Para a professora da Faculdade de Ciências Sociais da Universidade Federal do Estado do Rio de Janeiro (UNIRIO) e cientista política, Clarisse Gurgel, é preciso atentar que essas movimentações de Bolsonaro são autorizadas pelos setores que sustentam o governo até hoje, mesmo diante de todas as aberrações possíveis.
O capital especulativo internacional, prossegue a professora, se aproveita cada vez mais do país que aprofunda sua condição de dependência, por exemplo.
“O agronegócio segura a posição do patamar máximo que o Brasil pode chegar, a gente pode dizer que o Bolsonaro obedece às orientações, atua com liberdade através da própria autorização desses setores, por mais que eles possam parecer mais lúcidos, mais centrados, eles tiram proveito dessa dramaturgia histriônica do presidente”, explica a cientista política.
A cena dessa semana foi patética e chocou o mundo. Mais uma vez, a estratégia ditatorial de Bolsonaro era intimidar congressistas, agora apontando os canhões dos tanques que soltavam uma fumaça escura para o parlamento e, assim, tentar forçá-los a votar a favor do voto impresso, o que não deu certo porque o desfile foi um fiasco.
“A votação do voto impresso e toda dramaturgia do presidente diante do Congresso são pautas que acabam por empobrecer cada vez mais o povo brasileiro”, afirma Clarisse.
Com o dia a dia tão árduo para a maioria dos trabalhadores e trabalhadoras, muitos nem se dão conta de que a “boiada está passando”. O país está há um ano e cinco meses mergulhado numa pandemia. As mortes pela doença já ultrapassam 566 mil e o ministério da Saúde ainda dificulta o acesso às vacinas.
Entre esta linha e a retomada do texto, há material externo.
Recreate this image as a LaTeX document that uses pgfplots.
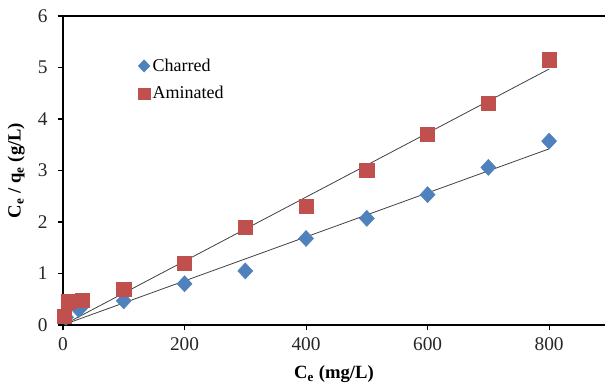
\documentclass[border=0pt]{standalone}
\usepackage{pgfplots}
\pgfplotsset{compat=1.18}
\usepackage{fontspec}
\setmainfont{Liberation Serif}
\definecolor{cblue}{HTML}{4F81BD}
\definecolor{cred}{HTML}{C0504D}
\begin{document}
\begin{tikzpicture}
\begin{axis}[
  scale only axis,
  width=406.5pt, height=231.75pt,
  xmin=0, xmax=892, ymin=0, ymax=6,
  xtick={0,200,400,600,800},
  ytick={0,1,2,3,4,5,6},
  axis x line=box, axis y line*=left,
  axis line style={line width=1.5pt, black},
  tick style={line width=0.8pt, black},
  tick align=outside,
  major tick length=4pt,
  xtick pos=bottom, ytick pos=left,
  /pgf/number format/assume math mode=true,
  tick label style={font=\fontsize{14.5}{16}\selectfont, color=black!85},
  yticklabel style={xshift=-4pt},
  xticklabel style={yshift=-2pt},
  xlabel={\textbf{C\textsubscript{e} (mg/L)}},
  ylabel={\textbf{C\textsubscript{e} / q\textsubscript{e} (g/L)}},
  label style={font=\fontsize{14}{16}\selectfont},
  xlabel style={yshift=-4pt},
  ylabel style={yshift=3pt},
  legend style={draw=none, fill=none, at={(0.131,0.88)}, anchor=north west,
    font=\fontsize{13.5}{15}\selectfont, row sep=6pt,
    legend cell align=left},
  legend image code/.code={\draw[#1] plot coordinates {(0.12cm,0cm)};},
  clip=false,
]
\addplot[only marks, mark=diamond*, mark size=6pt, color=cblue, mark options={fill=cblue, draw=cblue, xscale=1.25},
  legend image post style={mark size=4.6pt}]
  coordinates {(5,0.15) (26,0.3) (30,0.35) (100,0.47) (200,0.8) (300,1.05) (400,1.68) (500,2.07) (600,2.53) (700,3.06) (800,3.57)};
\addlegendentry{Charred}
\addplot[only marks, mark=square*, mark size=5.3pt, color=cred, mark options={fill=cred, draw=cred},
  legend image post style={mark size=4.4pt}]
  coordinates {(2,0.17) (8,0.45) (31,0.48) (100,0.7) (200,1.2) (300,1.9) (400,2.3) (500,3.0) (600,3.7) (700,4.3) (800,5.15)};
\addlegendentry{Aminated}
\addplot[black!75, line width=0.6pt, forget plot] coordinates {(2,0.01) (800,3.42)};
\addplot[black!75, line width=0.6pt, forget plot] coordinates {(2,0.01) (800,4.97)};
\end{axis}
\pgfresetboundingbox
\path (-47.25pt,-44.25pt) rectangle (406.5pt,243.75pt);
\end{tikzpicture}
\end{document}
As manchetes da quinta-feira (12) não nos deixam mentir “governo federal tem 11,2 milhões de doses de vacina contra a Covid represadas” enquanto os municípios clamam pelo imunizante. “Estudantes estão sem acesso ao ensino remoto por falta de repasse financeiro”. Bolsonaro tenta de todas as formas impedir que R$3,5 bilhões, aprovados pelo Congresso brasileiro, cheguem até as escolas públicas. Verba que melhoria o acesso à internet de alunos e professores e contribuiria para que o Enem fosse mais justo, diminuindo, assim, as desigualdades com os alunos de escolas particulares que tiveram acesso a aulas virtuais.
A cientista política defende que o desenvolvimento do Brasil caminha para trás cada vez que o presidente traz à tona pautas que sugerem um retorno ao passado. Motivo que faz com que os setores mais progressistas tenham que se mobilizar por agendas que são básicas em países democráticos.
O momento é emblemático e Sandro Cezar acredita que agora é o desafio é construir movimentos, ir para as ruas junto com os sindicatos, a CUT e as demais centrais para garantir a manutenção dos direitos já conquistados. “A classe trabalhadora precisa se mobilizar. E isso é urgente”, afirma.
A professora Clarisse concorda e vai além: “Os movimentos sociais e os sindicatos são muito importantes, assim como os partidos políticos da esquerda. Essa importância não se dá apenas nas ruas. Eles também devem seguir na direção de uma formação política, da propaganda política, das denúncias políticas, que podem penetrar nas casas, nos locais de moradias, nos locais de trabalho da classe trabalhadora”, defende.